Так мы провели несколько сессий. Я уже знал, что настоящее имя её – Людмила Колот, она закончила джазовую школу по классу гитары и вокала, и главной current-музой Терри служила Nina Hagen, которую она слушала по Би-би-си. Мы оба чувствовали, что нормальной музыки мы вот сейчас ни фига не запишем, но нам обоим был необходим этот опыт, и мы возились несколько дней.

Моя девушка заходилась фурией во время наших встреч с Терри, она чувствовала, что еще немного, и я влюблюсь то ли в её необузданный темперамент, то ли в невиданную музыкальную грамотность и абсолютный слух. Моей девушке нечего было опасаться, так как, в отличие от неё, Терри была не в моём вкусе. Однако я успел несколько раз сильно поскандалить, нам просто мешали работать, внедряя в творческую негу ревностный нервяк.

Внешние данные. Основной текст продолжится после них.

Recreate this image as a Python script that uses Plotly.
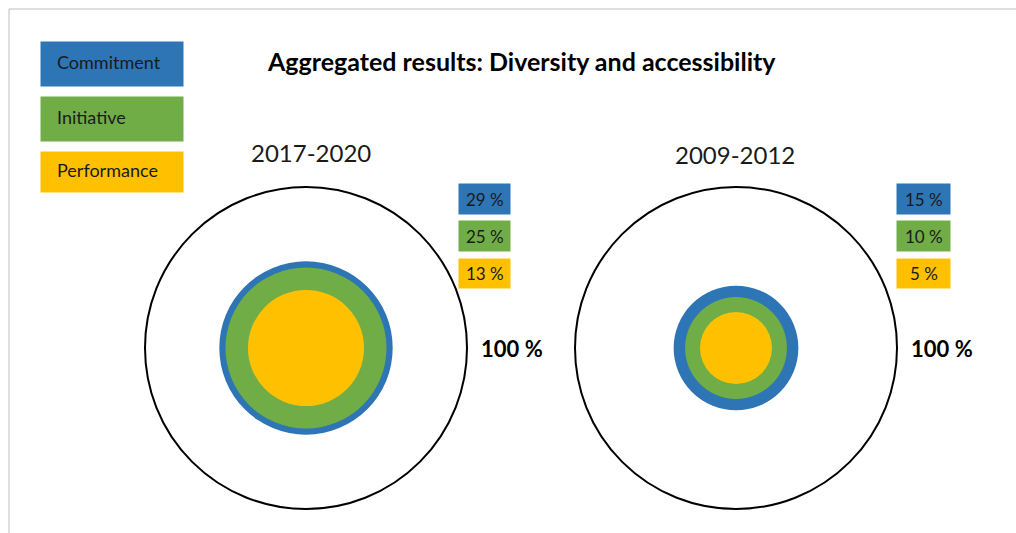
import math
import plotly.graph_objects as go

# Shares per period, as a percentage of the whole (outer circle = 100 %)
periods = ["2017-2020", "2009-2012"]
categories = ["Commitment", "Initiative", "Performance"]
commitment = [29, 15]
initiative = [25, 10]
performance = [13, 5]
total = 100

title = "Aggregated results: Diversity and accessibility"
colors = {"Commitment": "#2E75B6", "Initiative": "#70AD47", "Performance": "#FFC000"}
FONT = "Lato"

W, H = 1016, 533
centers = [(306, 348), (736, 348)]     # circle centres in page pixels
R_OUT = 161                             # radius of the 100 % circle
label_x = [(458, 511), (896, 951)]      # value-tag boxes
label_y = [(183, 215), (220, 252), (258, 289)]
total_label_x = [512, 942]
period_label = [(311, 152), (735, 154)]

shapes = []
annotations = []

# frame
shapes.append(dict(type="rect", xref="x", yref="y", x0=9, y0=9, x1=W + 20, y1=H + 20,
                   line=dict(color="#BFBFBF", width=1), fillcolor="rgba(0,0,0,0)", layer="below"))

series = {"Commitment": commitment, "Initiative": initiative, "Performance": performance}

for i, period in enumerate(periods):
    cx, cy = centers[i]
    shapes.append(dict(type="circle", xref="x", yref="y",
                       x0=cx - R_OUT, x1=cx + R_OUT, y0=cy - R_OUT, y1=cy + R_OUT,
                       fillcolor="white", line=dict(color="black", width=2)))
    # area-proportional circles, largest first
    for cat in categories:
        v = series[cat][i]
        r = R_OUT * math.sqrt(v / total)
        shapes.append(dict(type="circle", xref="x", yref="y",
                           x0=cx - r, x1=cx + r, y0=cy - r, y1=cy + r,
                           fillcolor=colors[cat], line=dict(width=0)))
    # value tags
    for k, cat in enumerate(categories):
        x0, x1 = label_x[i]
        y0, y1 = label_y[k]
        shapes.append(dict(type="rect", xref="x", yref="y", x0=x0, x1=x1, y0=y0, y1=y1,
                           fillcolor=colors[cat], line=dict(color="white", width=1)))
        annotations.append(dict(x=(x0 + x1) / 2, y=(y0 + y1) / 2, xref="x", yref="y",
                                text=f"{series[cat][i]} %", showarrow=False,
                                font=dict(family=FONT, size=17, color="#1a1a1a")))
    annotations.append(dict(x=total_label_x[i], y=cy, xref="x", yref="y",
                            text=f"<b>{total} %</b>", showarrow=False,
                            font=dict(family=FONT, size=22, color="black")))
    px, py = period_label[i]
    annotations.append(dict(x=px, y=py, xref="x", yref="y", text=period, showarrow=False,
                            font=dict(family=FONT, size=24, color="#1a1a1a")))

# legend boxes
legend_boxes = [(41, 87), (96, 142), (151, 193)]
for cat, (y0, y1) in zip(categories, legend_boxes):
    shapes.append(dict(type="rect", xref="x", yref="y", x0=40, x1=184, y0=y0, y1=y1,
                       fillcolor=colors[cat], line=dict(color="white", width=1)))
    annotations.append(dict(x=55, y=(y0 + y1) / 2 - 2, xref="x", yref="y", text=cat,
                            showarrow=False, xanchor="left",
                            font=dict(family=FONT, size=18, color="#1a1a1a")))

annotations.append(dict(x=521, y=61, xref="x", yref="y", text=f"<b>{title}</b>",
                        showarrow=False, font=dict(family=FONT, size=25, color="black")))

fig = go.Figure()
fig.update_layout(
    width=W, height=H, margin=dict(l=0, r=0, t=0, b=0),
    paper_bgcolor="white", plot_bgcolor="white",
    xaxis=dict(range=[0, W], visible=False, fixedrange=True),
    yaxis=dict(range=[H, 0], visible=False, fixedrange=True),
    shapes=shapes, annotations=annotations, showlegend=False,
)
fig.write_html("out.html")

Мне очень нравилось проводить с ней время, приятно было разговаривать с девушкой о примочках. Но в бытовом плане она была не слишком комфортна – громко смеялась, её брутальная речь проникала сквозь толщу стен, а пение походило на сумеречные крики тропических животных.

Мы что-то записали, на это что-то потом наложили, а может, не успели, я уже не помню. Нас не удовлетворила запись, это точно. Однако друзья прикалывались, и если бы не мнение горстки людей, я с большим удовольствием нанизал бы эту бобину на карандаш и отправил в известное место. Получилось около 18 минут, и через пару лет, уже записав 9 альбомов разных групп, я решил «нахаляву» поставить на полку десятый оригинал и составил сборник, который назвал «Гавно. Эстрадные мелодии», который потом ушлые писаки распространяли под названием «Терри-Черри-Свин».